At some of America’s universities, protests against Israel are as much a part of the academic program as finals and midterms. In University of California, Berkley, rabid student protests against Israel’s policies have led the U.S. Department of Education to investigate whether Jewish students had their civil rights violated. Have those student groups protested against Chinese students because of what China’s government is perpetrating against those of different religions? In Tibet, Chinese persecution of practicing Buddhists includes imprisonment, torture and execution. Chinese religious suppression and harassment of Tibetans have made their lives so unlivable that an estimated 83 Buddhists have killed themselves by self-immolation.

Recently, controversial British cosmologist and best-selling author Stephen Hawking joined the academic boycott against Israel, declining to attend a conference hosted by Israeli president Shimon Peres. Hawking had no issue with Iran, though, traveling to that country in 2007 to attend a physicists Olympiad. In Iran, minority religious groups, including Sunni Moslems, are routinely harassed and imprisoned. One pastor, Saaed Abedini, a U.S. citizen, was arrested in July for leading a network of houses of worship. Dissenters in Iran disappear into something similar to Hawking’s black holes, rarely seen again. Hawking also has visited China, expressing his admiration for the nation’s universities. Remember, this is a nation where dissent has been brutally crushed, where academic
freedom is virtually non-existent. Furthermore, Hawking seemed to have no moral issue visiting the alternative universe of the former Soviet Union, which he did in the 1970s.

The expectation would be that the State Department report would trigger an outpouring of condemnation from religious figures, groups, and unions, demanding that private and religious groups apply the “Boycott, Divest, and Sanction” punishment to Iran, China, Russia and others who persecute those of other faiths. Instead, there is silence. When it comes to Israel, the one nation in the Middle East where all religions are practiced freely, the Presbyterian Church of the United States, the Canadian Union of Public Employees, the United Church of Canada, the Church of England Synod, the Irish Congress of Trade Unions and the World Council of Churches are either divesting from Israel or have already done so.

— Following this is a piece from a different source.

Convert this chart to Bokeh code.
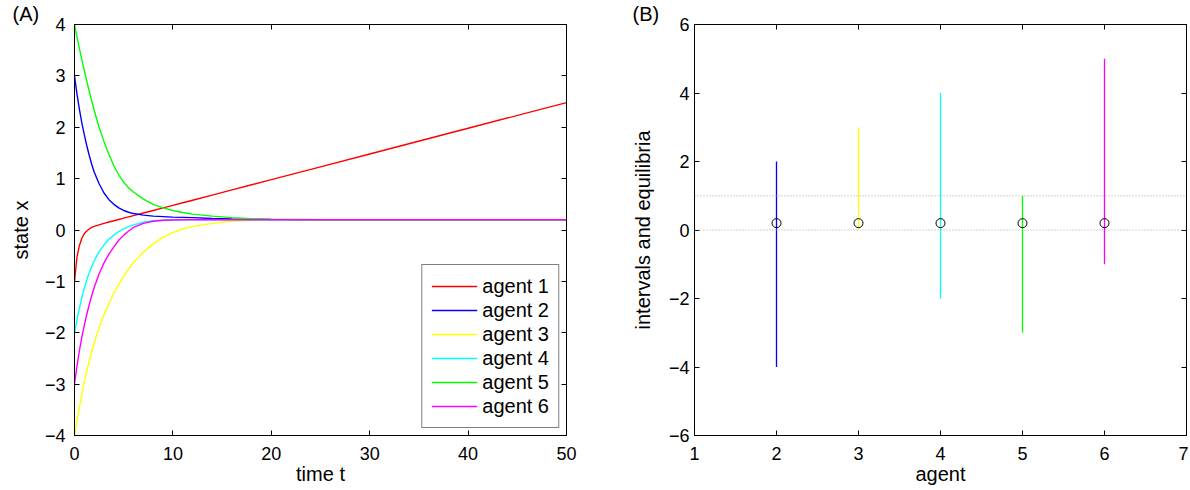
from bokeh.plotting import figure
from bokeh.layouts import row
from bokeh.models import LinearAxis, Legend, LegendItem, Span, FixedTicker, Title
from bokeh.embed import file_html
from bokeh.resources import INLINE

# ---------------- Panel A data: agent states over time ----------------
time_t = [0, 0.25, 0.5, 0.75, 1, 1.25, 1.5, 1.75, 2, 2.5, 3, 3.5, 4, 4.5, 5, 5.5,
          6, 7, 8, 9, 10, 11, 12, 14, 16, 18, 20, 25, 30, 40, 50]
agent1 = [-1.0, -0.53, -0.30, -0.16, -0.07, -0.02, 0.02, 0.05, 0.07, 0.10, 0.13,
          0.155, 0.18, 0.205, 0.23, 0.255, 0.28, 0.33, 0.38, 0.43, 0.48, 0.53,
          0.58, 0.68, 0.78, 0.88, 0.98, 1.23, 1.48, 1.98, 2.48]
agent2 = [3.0, 2.65, 2.35, 2.08, 1.85, 1.64, 1.45, 1.28, 1.13, 0.90, 0.72,
          0.59, 0.50, 0.43, 0.38, 0.345, 0.32, 0.29, 0.27, 0.26, 0.25, 0.245,
          0.24, 0.225, 0.215, 0.21, 0.205, 0.2, 0.2, 0.2, 0.2]
agent3 = [-4.0, -3.72, -3.45, -3.20, -2.95, -2.74, -2.55, -2.37, -2.20, -1.90,
          -1.65, -1.43, -1.23, -1.06, -0.90, -0.76, -0.63, -0.43, -0.27, -0.14,
          -0.05, 0.02, 0.07, 0.13, 0.17, 0.19, 0.2, 0.2, 0.2, 0.2, 0.2]
agent4 = [-2.0, -1.75, -1.52, -1.31, -1.13, -0.97, -0.83, -0.71, -0.60, -0.42,
          -0.29, -0.18, -0.10, -0.03, 0.02, 0.065, 0.10, 0.15, 0.18, 0.19,
          0.195, 0.2, 0.2, 0.2, 0.2, 0.2, 0.2, 0.2, 0.2, 0.2, 0.2]
agent5 = [4.0, 3.76, 3.53, 3.31, 3.10, 2.89, 2.70, 2.51, 2.33, 2.00, 1.72,
          1.47, 1.25, 1.07, 0.93, 0.82, 0.74, 0.60, 0.50, 0.43, 0.38, 0.34,
          0.31, 0.27, 0.24, 0.22, 0.21, 0.2, 0.2, 0.2, 0.2]
agent6 = [-3.0, -2.65, -2.35, -2.08, -1.85, -1.64, -1.45, -1.28, -1.12, -0.85,
          -0.64, -0.47, -0.33, -0.20, -0.10, -0.02, 0.05, 0.13, 0.17, 0.19,
          0.195, 0.2, 0.2, 0.2, 0.2, 0.2, 0.2, 0.2, 0.2, 0.2, 0.2]
series_a = [agent1, agent2, agent3, agent4, agent5, agent6]
labels_a = ["agent 1", "agent 2", "agent 3", "agent 4", "agent 5", "agent 6"]
colors = ["#ff0000", "#0000ff", "#ffff00", "#00ffff", "#00ff00", "#ff00ff"]

x_ticks_a = [0, 10, 20, 30, 40, 50]
y_ticks_a = [-4, -3, -2, -1, 0, 1, 2, 3, 4]

# ---------------- Panel B data: intervals and equilibria ----------------
agents_b = [2, 3, 4, 5, 6]
lower_b = [-4, 0, -2, -3, -1]
upper_b = [2, 3, 4, 1, 5]
equil_b = [0.2, 0.2, 0.2, 0.2, 0.2]
colors_b = ["#0000ff", "#ffff00", "#00ffff", "#00ff00", "#ff00ff"]
ref_levels = [0, 1]

x_ticks_b = [1, 2, 3, 4, 5, 6, 7]
y_ticks_b = [-6, -4, -2, 0, 2, 4, 6]

FONT = "Liberation Sans"
TICK_SIZE = "18px"
LABEL_SIZE = "20px"
H = 490


def fmt(v):
    return str(v).replace("-", "\u2212")


def style_axis(ax, ticks, show_labels=True, standoff=8):
    ax.ticker = FixedTicker(ticks=ticks)
    ax.major_tick_in = 5
    ax.major_tick_out = 0
    ax.minor_tick_line_color = None
    ax.axis_line_color = "black"
    ax.axis_line_width = 1
    ax.major_tick_line_color = "black"
    ax.major_label_text_font = FONT
    ax.axis_label_text_font = FONT
    ax.axis_label_text_font_size = LABEL_SIZE
    ax.axis_label_text_font_style = "normal"
    ax.axis_label_text_color = "black"
    if show_labels:
        ax.major_label_text_color = "black"
        ax.major_label_text_font_size = TICK_SIZE
        ax.major_label_standoff = standoff
        ax.major_label_overrides = {t: fmt(t) for t in ticks}
    else:
        ax.major_label_text_color = None
        ax.major_label_text_font_size = "1px"
        ax.major_label_standoff = 0


def base_fig(width, xr, yr, bl, br, tag):
    p = figure(width=width, height=H, x_range=xr, y_range=yr,
               output_backend="svg", toolbar_location=None,
               min_border_left=bl, min_border_right=br,
               min_border_top=24, min_border_bottom=H - 435)
    p.title = Title(text=tag, align="left", offset=-62, standoff=0,
                    vertical_align="bottom", text_font=FONT,
                    text_font_size=LABEL_SIZE, text_font_style="normal",
                    text_color="black")
    p.xgrid.visible = False
    p.ygrid.visible = False
    p.outline_line_color = "black"
    p.background_fill_color = "white"
    p.border_fill_color = "white"
    return p


# ---------------- Panel A ----------------
p1 = base_fig(608, (0, 50), (-4, 4), 74, 42, "(A)")
renderers = []
for ys, c in zip(series_a, colors):
    r = p1.line(time_t, ys, line_color=c, line_width=1.4)
    renderers.append(r)

style_axis(p1.xaxis[0], x_ticks_a, True, 11)
style_axis(p1.yaxis[0], y_ticks_a, True, 9)
p1.xaxis[0].axis_label = "time t"
p1.xaxis[0].axis_label_standoff = 0
p1.yaxis[0].axis_label = "state x"
p1.yaxis[0].axis_label_standoff = 10
top1 = LinearAxis()
style_axis(top1, x_ticks_a, False)
p1.add_layout(top1, "above")
right1 = LinearAxis()
style_axis(right1, y_ticks_a, False)
p1.add_layout(right1, "right")

legend = Legend(items=[LegendItem(label=l, renderers=[r]) for l, r in zip(labels_a, renderers)],
                location="bottom_right")
legend.margin = 7
legend.padding = 9
legend.spacing = 0
legend.label_height = 24
legend.glyph_height = 24
legend.glyph_width = 46
legend.label_standoff = 5
legend.label_text_font = FONT
legend.label_text_font_size = LABEL_SIZE
legend.label_text_color = "black"
legend.border_line_color = "black"
legend.border_line_width = 1
legend.background_fill_alpha = 1
p1.add_layout(legend)

# ---------------- Panel B ----------------
p2 = base_fig(580, (1, 7), (-6, 6), 86, 2, "(B)")
for lv in ref_levels:
    p2.add_layout(Span(location=lv, dimension="width", line_color="#a8a8a8",
                       line_width=1, line_dash="1 2"))
p2.segment(x0=agents_b, y0=lower_b, x1=agents_b, y1=upper_b,
           line_color=colors_b, line_width=1.3)
p2.scatter(agents_b, equil_b, marker="circle", size=9, fill_color=None,
           line_color="black", line_width=1)

style_axis(p2.xaxis[0], x_ticks_b, True, 11)
style_axis(p2.yaxis[0], y_ticks_b, True, 5)
p2.xaxis[0].axis_label = "agent"
p2.xaxis[0].axis_label_standoff = 0
p2.yaxis[0].axis_label = "intervals and equilibria"
p2.yaxis[0].axis_label_standoff = 12
top2 = LinearAxis()
style_axis(top2, x_ticks_b, False)
p2.add_layout(top2, "above")
right2 = LinearAxis()
style_axis(right2, y_ticks_b, False)
p2.add_layout(right2, "right")

layout = row(p1, p2)
open("out.html", "w").write(file_html(layout, INLINE))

Religious and political figures who have been so outspoken in their criticism of Israel seem to have become sudden introverts when it comes to expressing that same outrage against nations persecuting those of other faiths. Take South African Archbishop Desmond Tutu, for example, the 1984 Nobel Peace Prize winner, who has pleaded for boycotts against Israel, comparing its policies to apartheid South Africa. Using his stature as a religious figure, Tutu has campaigned for the Teachers Insurance and Annuity Association, one of the largest pension funds in the U.S., to end its association with Israeli companies. He has convinced the University of Johannesburg to cut its academic ties with Ben Gurion University. He has gotten the U.S. Food Co-op to boycott Israeli-made goods.

Tutu should look no further than his own continent of Africa for governments to boycott. In Somalia, Christians and Suffi Moslems suffer stoning, amputation and flogging at the hands radical extremists. Nigeria has also made the State Department’s list of religious intolerance. And if Tutu is so concerned with violence, he should concentrate his efforts on bringing peace to two of the most homicidal nations in the world that are in Africa: Uganda and Zambia.

The latest State Department report exposes not only the rising intolerance to religious practice, but also mounting worldwide hypocrisy and anti-Semitism.